The three were arrested in the Kfar Shuba region in Southern Lebanon, local press reported, though the date of their arrests was not specified.
"The accused are not linked to the attacks that recently took place in Tripoli," the official said referring to two bus bombings targeting Lebanese troops and killing over two dozen people.
On Sunday, Lebanese authorities announced the arrest of a "terrorist network" thought to be behind three deadly attacks against the army since May.
The cell is thought to be linked to the Al-Qaeda inspired Fatah al-Islam militia which fought a deadly 15-week battle with the army in the Nahr al-Bared Palestinian refugee camp in Northern Lebanon last year, a security official said.
Also Friday, As-Safir newspaper reported that the alleged leader of the terrorist ring Abdel-Ghani Jawhar, who remains at large, was seen in the Northern region of Akkar two days ago.
It said Lebanese security services were trying to "tighten the cordon on him."
The newspaper said one of the arrested suspects in the Tripoli terror ring has "told military intelligence investigators Jawhar made more than one contact last month with a Syrian mobile phone and managed to cross the border heading to the Syrian city of Homs, and from there to Damascus," three days before the September 27 blast south of the Syrian capital of Damascus which killed 17 people and wounded 14.
"Jawhar returned to North Lebanon a few hours after the Damascus blast," the As-Safir report added.
"The reported developments led to upgrading the Lebanese-Syrian security coordination, especially regarding the [phone] numbers that had been registered and forwarded to the Syrian side," the report said.
Also on Friday As-Safir reported that Syrian President Bashar al-Assad said the leader of a terrorist cell involved in the recent Damascus blast was "a Syrian national who has been arrested and charged."
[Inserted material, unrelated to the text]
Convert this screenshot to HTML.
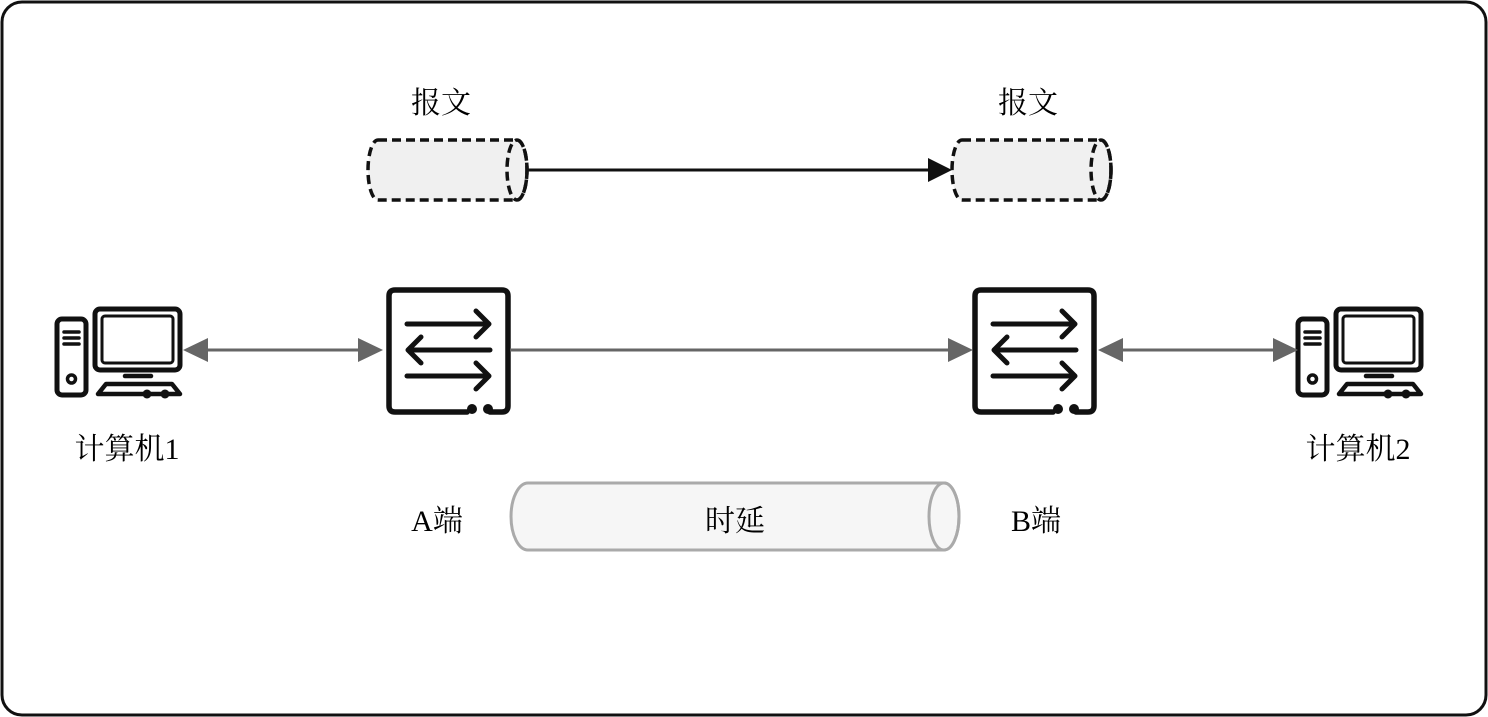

The newspaper quoted Assad as saying that figures from Lebanon”s March 14 Forces "had financed some of these terrorist groups [in Lebanon and Syria]."
As-Safir said Assad also informed "Arab figures" who met him recently that the Syrian authorities had arrested the daughter of Fatah al-Islam leader Shaker al-Abssi who testified to investigators about "what had been planned to target Syria."
"Syria is threatened," As-Safir quoted Assad as saying, adding that "some radical fundamental groups in North Lebanon are trying to use Syria as a pass between Lebanon and Iraq and started recently changing Syria into a theater to act. Some of these groups have been monitored in Syria and we are pursuing them."